Defendant argues, in the alternative, that even if the pre-advice did place a condition on payment to the beneficiary, the pre-advice was not followed, therefore the payment was issued without any conditions. In support of this argument, Defendant relies on the Official Comment to the Uniform Commercial Code § 4A-104, which discusses payment orders. See U.C.C. § 4A-104, Official Comment ¶ 3.[2] Noticeably, Defendant omits a large portion of the Comment from its brief, and when the Comment is read in its entirety, it does not support Defendant's position. The Comment describes a situation where the receiving bank places a condition on payment to the beneficiary bank. Under those circumstances, the Comment explains that the transaction is not covered by Article 4A. The Comment goes on to state that if the receiving bank "had erroneously sent an instruction to the [beneficiary bank] unconditionally instructing payment[, ]" then the transaction would be covered by Article 4A, even though the instruction was erroneous. Defendant takes the example of an erroneous instruction and argues that the same result applies if there is a condition on payment, but that condition is not met. However, the Comment does not speak to that situation. Rather, it makes clear that if there is a condition placed on payment to the beneficiary bank, the transaction is not covered by Article 4A, whereas if payment is made unconditional, even if that is in error, the transaction will be covered by Article 4A. The Comment says nothing about whether a transaction is covered by Article 4A if there is a condition on payment but that condition is not met.

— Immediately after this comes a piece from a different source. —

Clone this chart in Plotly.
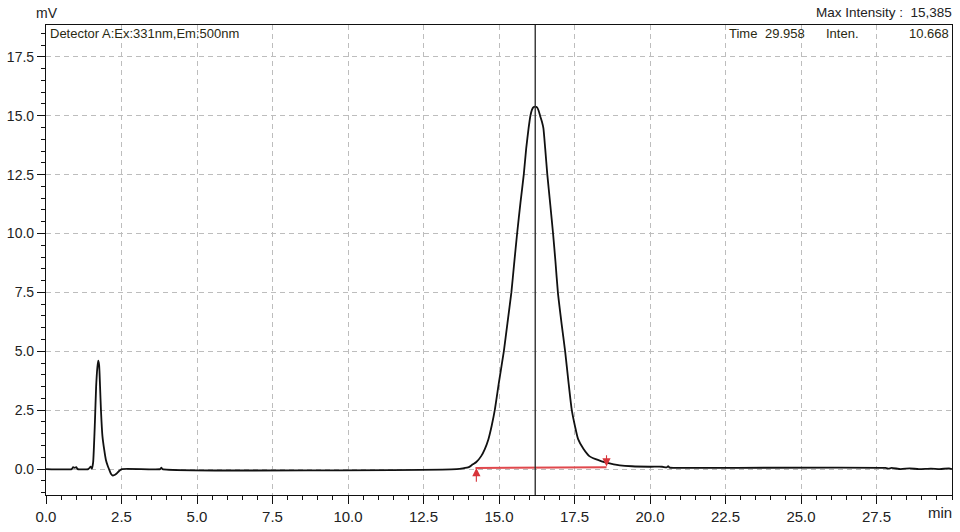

Accordingly, this argument does not demonstrate the transaction at issue in this case is covered by Article 4A. Absent such a showing, the Court declines to dismiss Plaintiff's claims on the ground they are displaced by the California Uniform Commercial Code.[3]



For these reasons, the Court grants in part and denies in part Defendant's motion to dismiss. Specifically, the Court grants Defendant's motion to dismiss Plaintiff's fourth claim for relief, and denies Defendant's motion to dismiss Plaintiff's other claims for relief.